--- WHAT TO WORK ON ---
Locate every line in the material below that has the word "chart". Copy each of those lines.
====
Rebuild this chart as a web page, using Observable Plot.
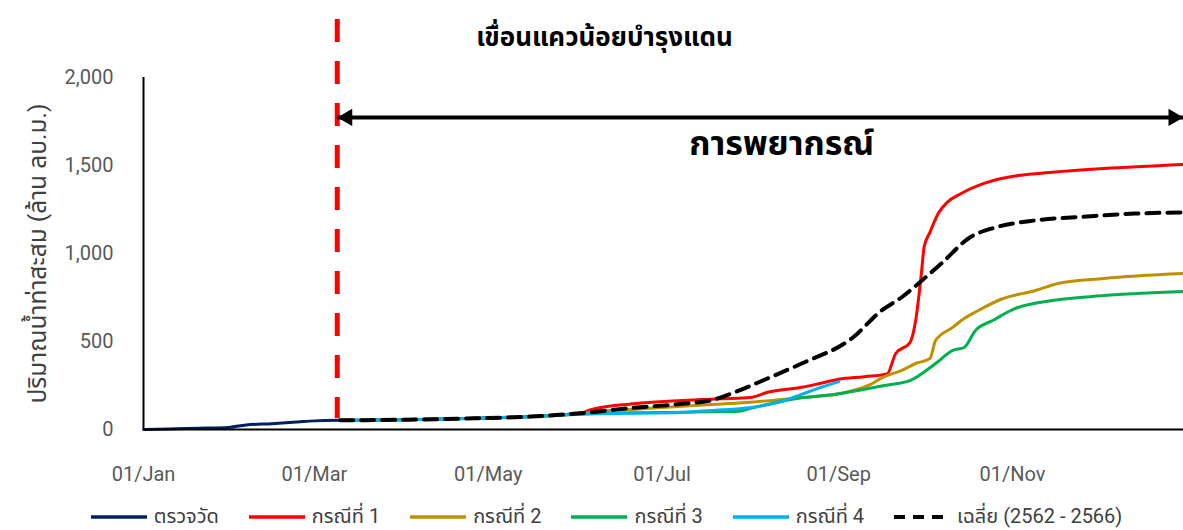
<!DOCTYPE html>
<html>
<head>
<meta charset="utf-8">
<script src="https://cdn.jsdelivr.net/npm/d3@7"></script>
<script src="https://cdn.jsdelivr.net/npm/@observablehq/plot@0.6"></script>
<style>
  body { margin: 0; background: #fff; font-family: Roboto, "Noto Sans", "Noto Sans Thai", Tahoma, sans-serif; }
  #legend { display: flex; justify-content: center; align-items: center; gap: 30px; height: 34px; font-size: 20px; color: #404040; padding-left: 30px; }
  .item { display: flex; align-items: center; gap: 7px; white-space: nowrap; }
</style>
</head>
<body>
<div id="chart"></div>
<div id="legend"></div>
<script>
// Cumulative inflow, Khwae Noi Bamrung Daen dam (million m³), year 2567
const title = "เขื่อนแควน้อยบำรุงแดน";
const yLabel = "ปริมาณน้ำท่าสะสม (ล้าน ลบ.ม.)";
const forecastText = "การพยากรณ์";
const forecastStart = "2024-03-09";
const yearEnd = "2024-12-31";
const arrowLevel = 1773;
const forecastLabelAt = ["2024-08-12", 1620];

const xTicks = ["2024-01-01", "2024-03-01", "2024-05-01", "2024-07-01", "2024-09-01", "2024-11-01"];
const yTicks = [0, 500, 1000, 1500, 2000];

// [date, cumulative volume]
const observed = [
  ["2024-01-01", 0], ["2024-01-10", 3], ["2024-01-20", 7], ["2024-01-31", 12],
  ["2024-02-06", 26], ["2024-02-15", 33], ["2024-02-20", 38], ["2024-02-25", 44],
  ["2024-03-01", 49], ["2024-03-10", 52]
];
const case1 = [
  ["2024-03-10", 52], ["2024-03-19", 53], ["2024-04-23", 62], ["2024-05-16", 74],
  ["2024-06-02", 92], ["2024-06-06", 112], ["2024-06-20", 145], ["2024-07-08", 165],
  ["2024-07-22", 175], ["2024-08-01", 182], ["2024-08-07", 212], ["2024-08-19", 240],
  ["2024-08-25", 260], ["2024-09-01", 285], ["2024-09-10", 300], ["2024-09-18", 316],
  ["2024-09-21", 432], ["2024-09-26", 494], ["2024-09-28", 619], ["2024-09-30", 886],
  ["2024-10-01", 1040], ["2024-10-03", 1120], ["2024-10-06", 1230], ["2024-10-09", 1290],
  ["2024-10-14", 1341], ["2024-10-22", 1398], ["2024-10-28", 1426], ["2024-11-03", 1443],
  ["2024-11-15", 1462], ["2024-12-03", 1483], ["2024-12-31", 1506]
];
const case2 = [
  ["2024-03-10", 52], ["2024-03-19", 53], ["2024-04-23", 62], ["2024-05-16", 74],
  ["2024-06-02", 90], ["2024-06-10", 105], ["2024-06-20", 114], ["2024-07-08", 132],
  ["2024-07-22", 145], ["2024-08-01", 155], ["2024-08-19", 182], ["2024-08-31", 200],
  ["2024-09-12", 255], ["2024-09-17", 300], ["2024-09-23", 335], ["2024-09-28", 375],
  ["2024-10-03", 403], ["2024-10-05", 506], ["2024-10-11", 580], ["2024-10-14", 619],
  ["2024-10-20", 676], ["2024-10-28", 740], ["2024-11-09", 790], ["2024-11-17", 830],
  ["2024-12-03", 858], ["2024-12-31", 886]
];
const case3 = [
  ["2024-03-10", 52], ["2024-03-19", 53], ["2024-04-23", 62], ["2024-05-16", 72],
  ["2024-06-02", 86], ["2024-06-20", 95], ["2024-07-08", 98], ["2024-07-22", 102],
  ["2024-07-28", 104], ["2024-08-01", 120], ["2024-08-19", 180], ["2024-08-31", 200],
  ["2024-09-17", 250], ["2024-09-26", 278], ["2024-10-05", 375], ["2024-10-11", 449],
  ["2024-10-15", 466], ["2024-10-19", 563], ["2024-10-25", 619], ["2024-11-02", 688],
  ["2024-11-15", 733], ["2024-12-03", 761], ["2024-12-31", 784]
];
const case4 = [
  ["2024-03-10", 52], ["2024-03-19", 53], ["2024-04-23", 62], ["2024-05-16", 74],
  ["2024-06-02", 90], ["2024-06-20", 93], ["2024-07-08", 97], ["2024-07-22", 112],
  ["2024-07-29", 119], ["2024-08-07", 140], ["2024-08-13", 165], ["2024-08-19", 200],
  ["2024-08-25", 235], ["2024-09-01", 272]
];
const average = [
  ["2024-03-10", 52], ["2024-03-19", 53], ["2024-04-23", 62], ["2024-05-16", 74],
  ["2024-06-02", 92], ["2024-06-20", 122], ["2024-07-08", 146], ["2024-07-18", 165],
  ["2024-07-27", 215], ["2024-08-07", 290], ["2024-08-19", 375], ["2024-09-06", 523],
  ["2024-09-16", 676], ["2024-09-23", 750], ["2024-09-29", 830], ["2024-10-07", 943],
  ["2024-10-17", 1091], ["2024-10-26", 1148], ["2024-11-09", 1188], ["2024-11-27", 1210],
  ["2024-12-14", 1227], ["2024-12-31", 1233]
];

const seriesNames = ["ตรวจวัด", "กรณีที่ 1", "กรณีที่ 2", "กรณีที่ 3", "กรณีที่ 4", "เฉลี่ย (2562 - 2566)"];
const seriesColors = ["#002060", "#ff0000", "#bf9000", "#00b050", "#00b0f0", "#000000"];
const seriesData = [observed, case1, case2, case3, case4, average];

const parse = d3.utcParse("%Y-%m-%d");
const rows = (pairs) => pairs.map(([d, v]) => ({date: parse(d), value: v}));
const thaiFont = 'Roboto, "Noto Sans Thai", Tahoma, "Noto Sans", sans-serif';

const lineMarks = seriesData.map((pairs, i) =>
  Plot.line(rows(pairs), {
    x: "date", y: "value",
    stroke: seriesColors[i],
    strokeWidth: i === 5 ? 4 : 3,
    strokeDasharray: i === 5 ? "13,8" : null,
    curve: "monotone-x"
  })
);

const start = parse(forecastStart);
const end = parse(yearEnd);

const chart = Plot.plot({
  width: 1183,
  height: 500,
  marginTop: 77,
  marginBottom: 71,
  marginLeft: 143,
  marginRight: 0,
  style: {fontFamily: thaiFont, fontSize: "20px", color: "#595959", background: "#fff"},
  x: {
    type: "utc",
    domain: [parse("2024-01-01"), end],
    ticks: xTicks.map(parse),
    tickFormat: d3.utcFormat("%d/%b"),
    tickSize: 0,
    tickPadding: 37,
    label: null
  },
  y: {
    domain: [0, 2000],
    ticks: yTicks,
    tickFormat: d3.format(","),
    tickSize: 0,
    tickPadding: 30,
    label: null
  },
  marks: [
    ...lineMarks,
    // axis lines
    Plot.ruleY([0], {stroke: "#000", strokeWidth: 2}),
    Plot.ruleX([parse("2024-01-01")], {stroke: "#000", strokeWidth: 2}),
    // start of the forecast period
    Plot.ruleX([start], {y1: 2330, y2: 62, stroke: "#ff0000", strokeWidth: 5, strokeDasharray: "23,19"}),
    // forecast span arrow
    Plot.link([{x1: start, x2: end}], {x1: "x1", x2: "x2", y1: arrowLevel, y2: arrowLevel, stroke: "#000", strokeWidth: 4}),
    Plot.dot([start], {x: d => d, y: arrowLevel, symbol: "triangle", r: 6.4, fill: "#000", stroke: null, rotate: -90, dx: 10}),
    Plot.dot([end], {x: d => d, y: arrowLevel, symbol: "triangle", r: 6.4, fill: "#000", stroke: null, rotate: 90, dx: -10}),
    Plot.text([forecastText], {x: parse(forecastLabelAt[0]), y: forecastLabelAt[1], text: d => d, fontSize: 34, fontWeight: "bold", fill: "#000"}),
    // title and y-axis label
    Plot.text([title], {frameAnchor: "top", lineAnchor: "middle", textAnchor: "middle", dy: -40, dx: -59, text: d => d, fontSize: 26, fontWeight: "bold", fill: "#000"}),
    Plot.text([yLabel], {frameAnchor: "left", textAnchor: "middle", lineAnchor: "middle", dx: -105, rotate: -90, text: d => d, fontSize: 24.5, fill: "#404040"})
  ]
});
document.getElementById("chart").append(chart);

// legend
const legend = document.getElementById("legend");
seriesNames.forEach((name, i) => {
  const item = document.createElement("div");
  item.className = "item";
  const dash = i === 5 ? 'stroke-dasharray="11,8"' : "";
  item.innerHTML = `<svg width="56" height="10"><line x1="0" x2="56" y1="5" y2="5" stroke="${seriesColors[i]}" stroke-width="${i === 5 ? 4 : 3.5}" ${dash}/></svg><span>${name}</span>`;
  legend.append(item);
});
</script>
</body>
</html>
====
--- THE RESULT ---
Rebuild this chart as a web page, using Observable Plot.
<div id="chart"></div>
const chart = Plot.plot({
document.getElementById("chart").append(chart);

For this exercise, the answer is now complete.